Bord na Mona bounces back from 'catastrophic' 2012
STATE-OWNED turf company Bord na Mona has revealed the extent of last year's catastrophic peat harvest, which saw yields slashed by nearly two-thirds.
Newly released accounts show the wettest summer in 75 years cost the company €21.1m, forcing it to cut jobs and rein in spending. About 100 seasonal employees lost their jobs while 90 full-timers had their hours cut.
The "catastrophic" harvest also damaged the quality of peat supplies, which incurred a fine from the ESB.
The company only managed to meet consumer demand by relying on its reserves. It typically has two years worth of peat in reserve, but these are now heavily eroded.
"We had just enough last year to meet demand," said chief executive Gabriel D'Arcy, discussing the results yesterday.
The semi-state's fortunes have now turned around, with the unusually good summer of 2013.
"This year we will have completely replenished our stocks," said Mr D'Arcy.
This year's harvest has already exceeded its target. Turnover in the year ending March was up 11pc to €426m, despite the poor peat harvest. Sales were boosted by healthy fuel sales because of the prolonged winter.
"I am pleased to report strong results, notwithstanding the challenging business environment and poor peat harvest in 2012," said Mr D'Arcy.

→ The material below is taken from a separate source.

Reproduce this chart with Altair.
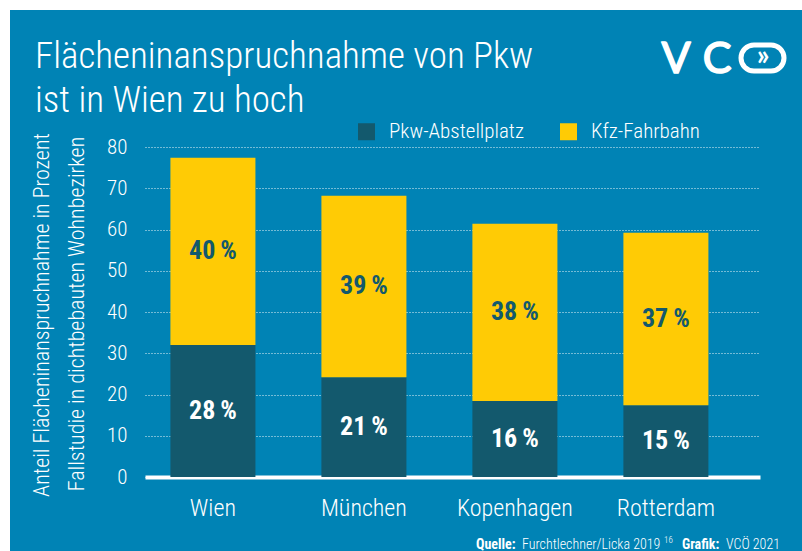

"The results owe a great deal to the resilience and diverse strengths of the group. They also reflect the fact that we took prompt action to reduce our costs, even as the impact of the poor harvest was becoming clear.
"The entire workforce in Bord na Mona deserves enormous credit for the way they responded and for their contribution to helping offset the effects of the crisis."
Profit before tax was €12.5m compared to a €12.7m loss in the previous financial year. It paid a dividend worth €2.4m to the State and a similar dividend – 30pc of its €9.2m profit after tax – is expected this year.
A major announcement on the location of new windfarms is expected next month as the company, 95pc owned by the State, increases its use of renewable energy.
It is aiming to replace 30pc of the peat used at its main power station in Edenderry with bio-mass sources over the coming years.
This fuel will come from more environmentally friendly sources. Mr D'Arcy (left) said yesterday that 22pc of this has already been achieved, from a standing start three years ago.
The semi-state is also ready to apply for planning permission on a new 1,200-acre reservoir near Lough Derg in Co Tipperary, as well as preparing for a possible merger with state forestry body Coillte.
The merger will be decided upon by the end of the year.